(begin)

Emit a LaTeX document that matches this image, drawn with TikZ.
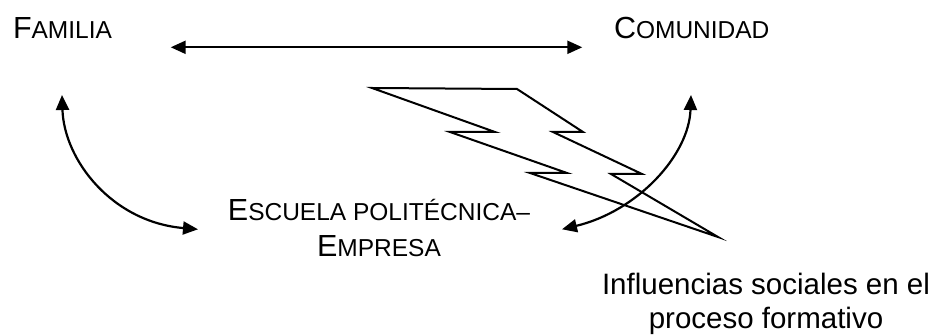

(end)
(begin)

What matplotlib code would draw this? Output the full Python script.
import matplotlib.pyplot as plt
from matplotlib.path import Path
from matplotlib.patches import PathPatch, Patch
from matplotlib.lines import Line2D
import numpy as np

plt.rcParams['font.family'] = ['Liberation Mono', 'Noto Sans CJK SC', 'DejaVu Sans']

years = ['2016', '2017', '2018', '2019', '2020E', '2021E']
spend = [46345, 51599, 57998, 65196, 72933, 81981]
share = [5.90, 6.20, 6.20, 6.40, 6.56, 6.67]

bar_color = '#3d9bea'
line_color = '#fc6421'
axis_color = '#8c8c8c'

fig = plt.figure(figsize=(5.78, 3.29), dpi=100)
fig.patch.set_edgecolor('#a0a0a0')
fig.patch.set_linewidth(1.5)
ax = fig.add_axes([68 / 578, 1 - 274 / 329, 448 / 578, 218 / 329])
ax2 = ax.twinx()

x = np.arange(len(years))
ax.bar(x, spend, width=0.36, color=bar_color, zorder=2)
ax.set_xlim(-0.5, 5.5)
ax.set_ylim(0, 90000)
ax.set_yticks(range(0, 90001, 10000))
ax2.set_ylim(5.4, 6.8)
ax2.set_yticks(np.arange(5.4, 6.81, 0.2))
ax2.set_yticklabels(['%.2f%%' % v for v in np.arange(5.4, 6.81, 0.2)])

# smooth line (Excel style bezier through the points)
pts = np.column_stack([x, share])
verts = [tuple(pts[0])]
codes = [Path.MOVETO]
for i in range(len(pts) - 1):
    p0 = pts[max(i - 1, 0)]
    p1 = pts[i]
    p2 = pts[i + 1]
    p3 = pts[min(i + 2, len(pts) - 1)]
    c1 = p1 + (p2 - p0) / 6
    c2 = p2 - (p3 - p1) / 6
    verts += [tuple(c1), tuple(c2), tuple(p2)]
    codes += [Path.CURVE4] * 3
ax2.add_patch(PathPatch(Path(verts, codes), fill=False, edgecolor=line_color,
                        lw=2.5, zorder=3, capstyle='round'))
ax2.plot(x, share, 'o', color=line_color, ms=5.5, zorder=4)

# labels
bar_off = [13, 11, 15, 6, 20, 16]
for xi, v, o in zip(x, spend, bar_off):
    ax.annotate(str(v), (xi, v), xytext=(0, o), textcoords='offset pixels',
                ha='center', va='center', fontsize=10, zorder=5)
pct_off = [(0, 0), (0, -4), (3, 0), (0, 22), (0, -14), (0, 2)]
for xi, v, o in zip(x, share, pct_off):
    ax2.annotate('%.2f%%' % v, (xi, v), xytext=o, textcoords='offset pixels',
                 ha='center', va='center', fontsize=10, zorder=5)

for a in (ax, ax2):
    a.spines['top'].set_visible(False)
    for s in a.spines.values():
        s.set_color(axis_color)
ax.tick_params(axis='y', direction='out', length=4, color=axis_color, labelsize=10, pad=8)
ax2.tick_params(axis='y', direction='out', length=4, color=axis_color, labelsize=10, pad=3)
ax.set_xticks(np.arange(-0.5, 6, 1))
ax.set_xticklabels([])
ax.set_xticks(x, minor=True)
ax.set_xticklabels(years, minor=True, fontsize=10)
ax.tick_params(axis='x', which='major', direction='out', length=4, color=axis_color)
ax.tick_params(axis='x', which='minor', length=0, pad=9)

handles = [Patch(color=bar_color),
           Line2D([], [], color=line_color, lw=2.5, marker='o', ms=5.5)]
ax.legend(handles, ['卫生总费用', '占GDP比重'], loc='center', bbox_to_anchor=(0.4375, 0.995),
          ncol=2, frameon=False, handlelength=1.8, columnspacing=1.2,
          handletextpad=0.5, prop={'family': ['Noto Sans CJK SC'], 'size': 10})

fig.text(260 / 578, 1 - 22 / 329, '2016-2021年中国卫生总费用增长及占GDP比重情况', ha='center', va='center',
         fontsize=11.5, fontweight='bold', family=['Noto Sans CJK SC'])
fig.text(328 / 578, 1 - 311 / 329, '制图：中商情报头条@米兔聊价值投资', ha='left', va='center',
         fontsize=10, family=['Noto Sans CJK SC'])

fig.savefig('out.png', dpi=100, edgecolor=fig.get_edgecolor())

(end)
(begin)

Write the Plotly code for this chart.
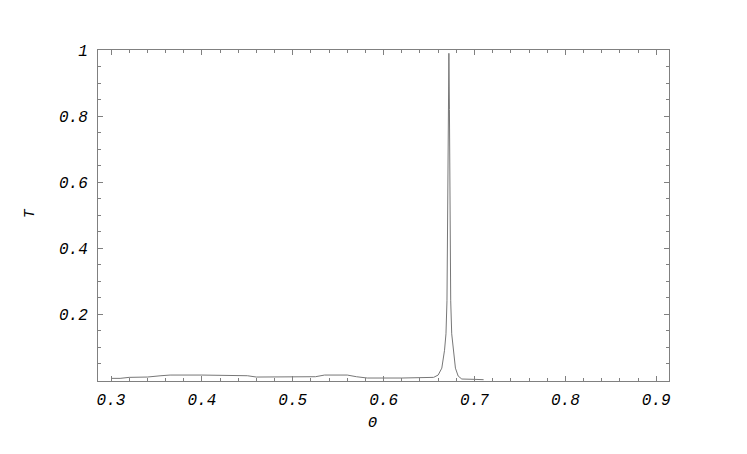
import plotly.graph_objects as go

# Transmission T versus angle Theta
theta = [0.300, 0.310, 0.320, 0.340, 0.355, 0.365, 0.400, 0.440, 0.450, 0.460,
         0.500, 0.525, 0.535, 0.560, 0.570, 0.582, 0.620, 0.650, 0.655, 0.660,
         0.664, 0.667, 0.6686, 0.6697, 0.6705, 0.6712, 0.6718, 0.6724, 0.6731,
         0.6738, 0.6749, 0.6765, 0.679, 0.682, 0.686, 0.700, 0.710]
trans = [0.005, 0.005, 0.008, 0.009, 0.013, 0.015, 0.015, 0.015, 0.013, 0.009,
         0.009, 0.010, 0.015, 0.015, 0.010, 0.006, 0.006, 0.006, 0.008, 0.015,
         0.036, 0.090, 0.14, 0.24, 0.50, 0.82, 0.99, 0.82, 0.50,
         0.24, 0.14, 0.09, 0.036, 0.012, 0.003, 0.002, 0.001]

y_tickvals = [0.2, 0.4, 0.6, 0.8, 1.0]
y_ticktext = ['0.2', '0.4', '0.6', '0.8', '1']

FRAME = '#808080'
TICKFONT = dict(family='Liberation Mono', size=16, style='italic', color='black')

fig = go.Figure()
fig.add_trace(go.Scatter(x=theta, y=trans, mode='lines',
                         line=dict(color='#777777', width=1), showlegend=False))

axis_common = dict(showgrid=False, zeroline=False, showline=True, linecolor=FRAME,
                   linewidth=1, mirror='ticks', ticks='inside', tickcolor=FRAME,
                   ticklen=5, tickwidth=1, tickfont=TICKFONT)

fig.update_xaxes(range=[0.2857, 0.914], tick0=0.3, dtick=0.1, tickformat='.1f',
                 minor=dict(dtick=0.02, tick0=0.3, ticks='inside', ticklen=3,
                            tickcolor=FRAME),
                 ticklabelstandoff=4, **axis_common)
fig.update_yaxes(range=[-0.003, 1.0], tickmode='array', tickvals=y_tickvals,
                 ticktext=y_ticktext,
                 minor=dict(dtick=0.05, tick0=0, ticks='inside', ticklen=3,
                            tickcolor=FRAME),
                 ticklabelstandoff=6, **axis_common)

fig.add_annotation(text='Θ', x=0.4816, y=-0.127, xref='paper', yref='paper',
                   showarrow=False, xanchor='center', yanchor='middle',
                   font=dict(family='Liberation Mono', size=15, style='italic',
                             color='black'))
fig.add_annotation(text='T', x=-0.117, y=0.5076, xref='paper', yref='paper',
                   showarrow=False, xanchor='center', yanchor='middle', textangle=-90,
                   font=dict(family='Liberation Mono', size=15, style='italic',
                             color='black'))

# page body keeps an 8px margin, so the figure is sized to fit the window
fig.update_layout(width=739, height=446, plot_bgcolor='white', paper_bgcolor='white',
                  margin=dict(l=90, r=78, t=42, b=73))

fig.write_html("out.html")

(end)

_Task requirements:_
From the records above, copy exactly the lines starting at the one with "Write the Plotly code for this chart." and ending at the one with "line=dict(color='#777777', width=1), showlegend=False))", and no others. Pictures stay out.

_The reply:_
Write the Plotly code for this chart.
import plotly.graph_objects as go

# Transmission T versus angle Theta
theta = [0.300, 0.310, 0.320, 0.340, 0.355, 0.365, 0.400, 0.440, 0.450, 0.460,
         0.500, 0.525, 0.535, 0.560, 0.570, 0.582, 0.620, 0.650, 0.655, 0.660,
         0.664, 0.667, 0.6686, 0.6697, 0.6705, 0.6712, 0.6718, 0.6724, 0.6731,
         0.6738, 0.6749, 0.6765, 0.679, 0.682, 0.686, 0.700, 0.710]
trans = [0.005, 0.005, 0.008, 0.009, 0.013, 0.015, 0.015, 0.015, 0.013, 0.009,
         0.009, 0.010, 0.015, 0.015, 0.010, 0.006, 0.006, 0.006, 0.008, 0.015,
         0.036, 0.090, 0.14, 0.24, 0.50, 0.82, 0.99, 0.82, 0.50,
         0.24, 0.14, 0.09, 0.036, 0.012, 0.003, 0.002, 0.001]

y_tickvals = [0.2, 0.4, 0.6, 0.8, 1.0]
y_ticktext = ['0.2', '0.4', '0.6', '0.8', '1']

FRAME = '#808080'
TICKFONT = dict(family='Liberation Mono', size=16, style='italic', color='black')

fig = go.Figure()
fig.add_trace(go.Scatter(x=theta, y=trans, mode='lines',
                         line=dict(color='#777777', width=1), showlegend=False))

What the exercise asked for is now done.